[start of Records for the exercise]
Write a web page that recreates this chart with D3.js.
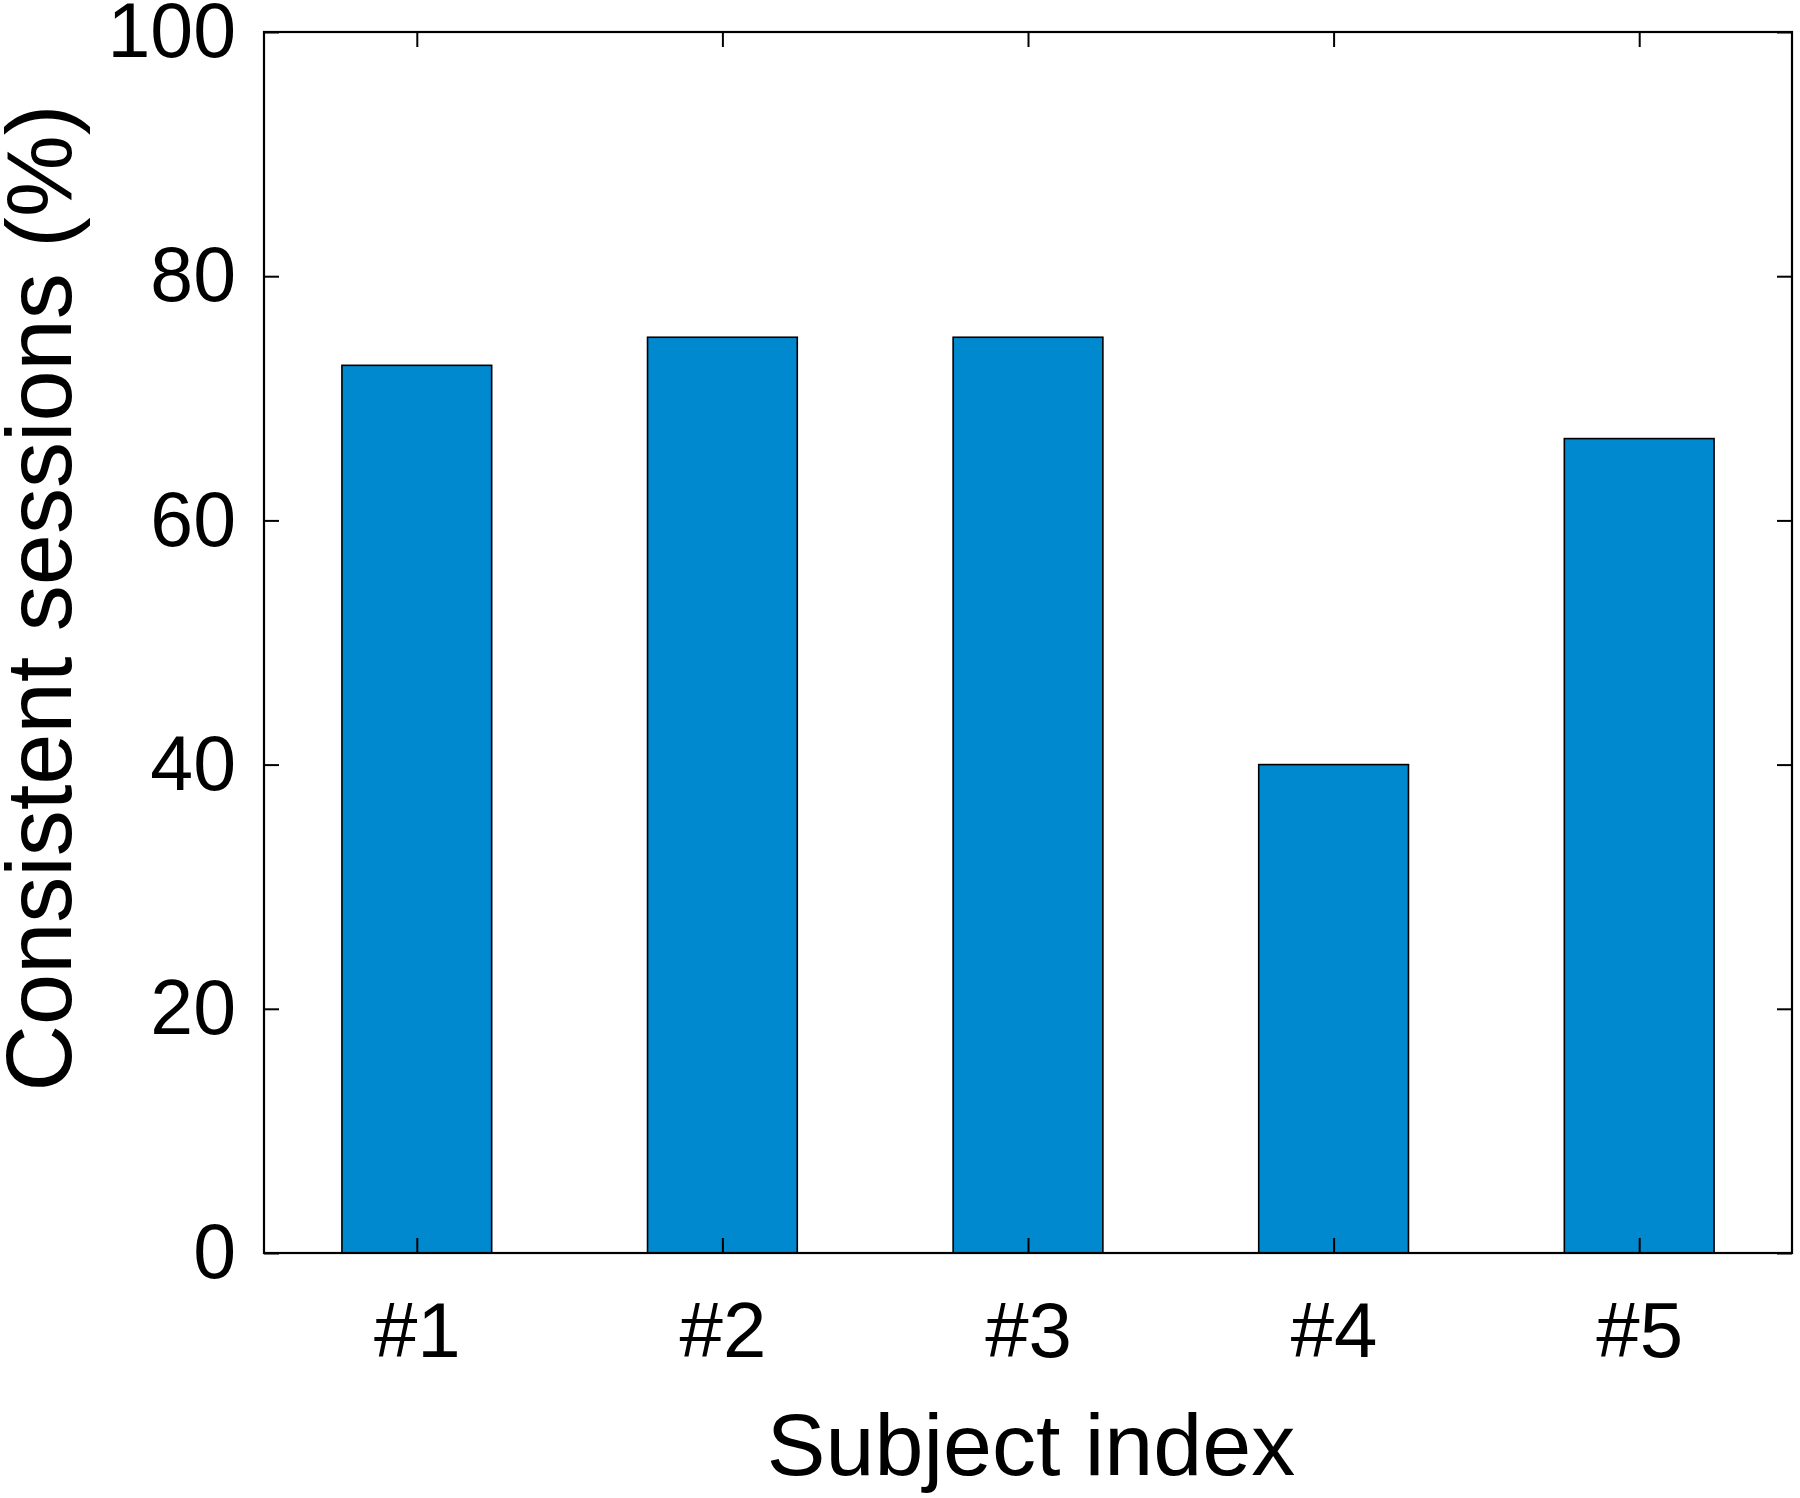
<!DOCTYPE html>
<html>
<head>
<meta charset="utf-8">
<script src="https://cdn.jsdelivr.net/npm/d3@7"></script>
<style>
  body { margin: 0; background: #fff; }
  text { font-family: "Liberation Sans", Arial, Helvetica, sans-serif; fill: #000; }
</style>
</head>
<body>
<svg id="chart" width="1800" height="1498"></svg>
<script>
// --- data ---
const subjects = ["#1", "#2", "#3", "#4", "#5"];
const consistentPct = [72.7, 75, 75, 40, 66.7];
const yTicks = [0, 20, 40, 60, 80, 100];

// --- layout ---
const PLOT = { left: 264, right: 1792, top: 32, bottom: 1253 };
const BAR_WIDTH = 0.49;   // in category units
const TICK_LEN = 15;
const BAR_COLOR = "#0089cf";

const svg = d3.select("#chart");

const x = d3.scaleLinear().domain([0.5, subjects.length + 0.5]).range([PLOT.left, PLOT.right]);
const y = d3.scaleLinear().domain([0, 100]).range([PLOT.bottom, PLOT.top]);

// bars
svg.append("g")
    .selectAll("rect")
    .data(consistentPct)
    .enter()
    .append("rect")
    .attr("x", (d, i) => x(i + 1 - BAR_WIDTH / 2))
    .attr("y", (d) => y(d))
    .attr("width", (d, i) => x(i + 1 + BAR_WIDTH / 2) - x(i + 1 - BAR_WIDTH / 2))
    .attr("height", (d) => y(0) - y(d))
    .attr("fill", BAR_COLOR)
    .attr("stroke", "#000")
    .attr("stroke-width", 1.6);

// axes (box, ticks inward)
const xPos = subjects.map((s, i) => i + 1);

svg.append("g")
    .attr("transform", `translate(0,${PLOT.bottom})`)
    .call(d3.axisBottom(x).tickValues(xPos).tickFormat((d) => subjects[d - 1]).tickSizeInner(-TICK_LEN).tickSizeOuter(0).tickPadding(49))
    .call((g) => g.select(".domain").remove())
    .call((g) => g.selectAll("text").style("font-size", "78px").attr("dy", "0.71em"));

svg.append("g")
    .attr("transform", `translate(0,${PLOT.top})`)
    .call(d3.axisTop(x).tickValues(xPos).tickFormat("").tickSizeInner(-TICK_LEN).tickSizeOuter(0))
    .call((g) => g.select(".domain").remove());

svg.append("g")
    .attr("transform", `translate(${PLOT.left},0)`)
    .call(d3.axisLeft(y).tickValues(yTicks).tickSizeInner(-TICK_LEN).tickSizeOuter(0).tickPadding(28))
    .call((g) => g.select(".domain").remove())
    .call((g) => g.selectAll("text").style("font-size", "77px"));

svg.append("g")
    .attr("transform", `translate(${PLOT.right},0)`)
    .call(d3.axisRight(y).tickValues(yTicks).tickFormat("").tickSizeInner(-TICK_LEN).tickSizeOuter(0))
    .call((g) => g.select(".domain").remove());

svg.selectAll(".tick line").attr("stroke", "#000").attr("stroke-width", 2);

// box outline
svg.append("rect")
    .attr("x", PLOT.left)
    .attr("y", PLOT.top)
    .attr("width", PLOT.right - PLOT.left)
    .attr("height", PLOT.bottom - PLOT.top)
    .attr("fill", "none")
    .attr("stroke", "#000")
    .attr("stroke-width", 2.2);

// axis titles
svg.append("text")
    .attr("x", (PLOT.left + PLOT.right) / 2 + 3)
    .attr("y", 1475)
    .attr("text-anchor", "middle")
    .style("font-size", "88px")
    .text("Subject index");

svg.append("text")
    .attr("transform", `translate(71,${598}) rotate(-90)`)
    .attr("text-anchor", "middle")
    .style("font-size", "92px")
    .text("Consistent sessions (%)");
</script>
</body>
</html>
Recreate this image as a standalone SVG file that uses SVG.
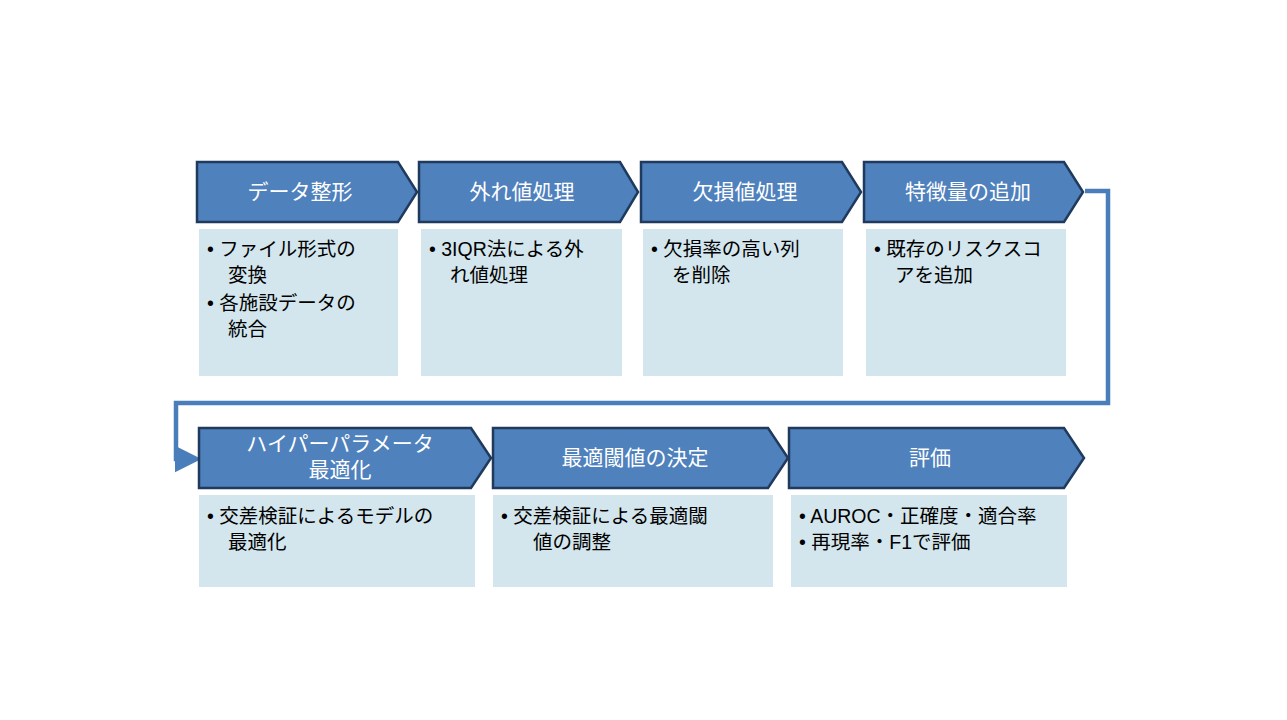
[end of Records for the exercise]
Transcribe the records verbatim and omit the images.

▶ Result for this exercise:
Write a web page that recreates this chart with D3.js.
<!DOCTYPE html>
<html>
<head>
<meta charset="utf-8">
<script src="https://cdn.jsdelivr.net/npm/d3@7"></script>
<style>
  body { margin: 0; background: #fff; }
  text { font-family: "Liberation Sans", Arial, Helvetica, sans-serif; fill: #000; }
</style>
</head>
<body>
<svg id="chart" width="1800" height="1498"></svg>
<script>
// --- data ---
const subjects = ["#1", "#2", "#3", "#4", "#5"];
const consistentPct = [72.7, 75, 75, 40, 66.7];
const yTicks = [0, 20, 40, 60, 80, 100];

// --- layout ---
const PLOT = { left: 264, right: 1792, top: 32, bottom: 1253 };
const BAR_WIDTH = 0.49;   // in category units
const TICK_LEN = 15;
const BAR_COLOR = "#0089cf";

const svg = d3.select("#chart");

const x = d3.scaleLinear().domain([0.5, subjects.length + 0.5]).range([PLOT.left, PLOT.right]);
const y = d3.scaleLinear().domain([0, 100]).range([PLOT.bottom, PLOT.top]);

// bars
svg.append("g")
    .selectAll("rect")
    .data(consistentPct)
    .enter()
    .append("rect")
    .attr("x", (d, i) => x(i + 1 - BAR_WIDTH / 2))
    .attr("y", (d) => y(d))
    .attr("width", (d, i) => x(i + 1 + BAR_WIDTH / 2) - x(i + 1 - BAR_WIDTH / 2))
    .attr("height", (d) => y(0) - y(d))
    .attr("fill", BAR_COLOR)
    .attr("stroke", "#000")
    .attr("stroke-width", 1.6);

// axes (box, ticks inward)
const xPos = subjects.map((s, i) => i + 1);

svg.append("g")
    .attr("transform", `translate(0,${PLOT.bottom})`)
    .call(d3.axisBottom(x).tickValues(xPos).tickFormat((d) => subjects[d - 1]).tickSizeInner(-TICK_LEN).tickSizeOuter(0).tickPadding(49))
    .call((g) => g.select(".domain").remove())
    .call((g) => g.selectAll("text").style("font-size", "78px").attr("dy", "0.71em"));

svg.append("g")
    .attr("transform", `translate(0,${PLOT.top})`)
    .call(d3.axisTop(x).tickValues(xPos).tickFormat("").tickSizeInner(-TICK_LEN).tickSizeOuter(0))
    .call((g) => g.select(".domain").remove());

svg.append("g")
    .attr("transform", `translate(${PLOT.left},0)`)
    .call(d3.axisLeft(y).tickValues(yTicks).tickSizeInner(-TICK_LEN).tickSizeOuter(0).tickPadding(28))
    .call((g) => g.select(".domain").remove())
    .call((g) => g.selectAll("text").style("font-size", "77px"));

svg.append("g")
    .attr("transform", `translate(${PLOT.right},0)`)
    .call(d3.axisRight(y).tickValues(yTicks).tickFormat("").tickSizeInner(-TICK_LEN).tickSizeOuter(0))
    .call((g) => g.select(".domain").remove());

svg.selectAll(".tick line").attr("stroke", "#000").attr("stroke-width", 2);

// box outline
svg.append("rect")
    .attr("x", PLOT.left)
    .attr("y", PLOT.top)
    .attr("width", PLOT.right - PLOT.left)
    .attr("height", PLOT.bottom - PLOT.top)
    .attr("fill", "none")
    .attr("stroke", "#000")
    .attr("stroke-width", 2.2);

// axis titles
svg.append("text")
    .attr("x", (PLOT.left + PLOT.right) / 2 + 3)
    .attr("y", 1475)
    .attr("text-anchor", "middle")
    .style("font-size", "88px")
    .text("Subject index");

svg.append("text")
    .attr("transform", `translate(71,${598}) rotate(-90)`)
    .attr("text-anchor", "middle")
    .style("font-size", "92px")
    .text("Consistent sessions (%)");
</script>
</body>
</html>
Recreate this image as a standalone SVG file that uses SVG.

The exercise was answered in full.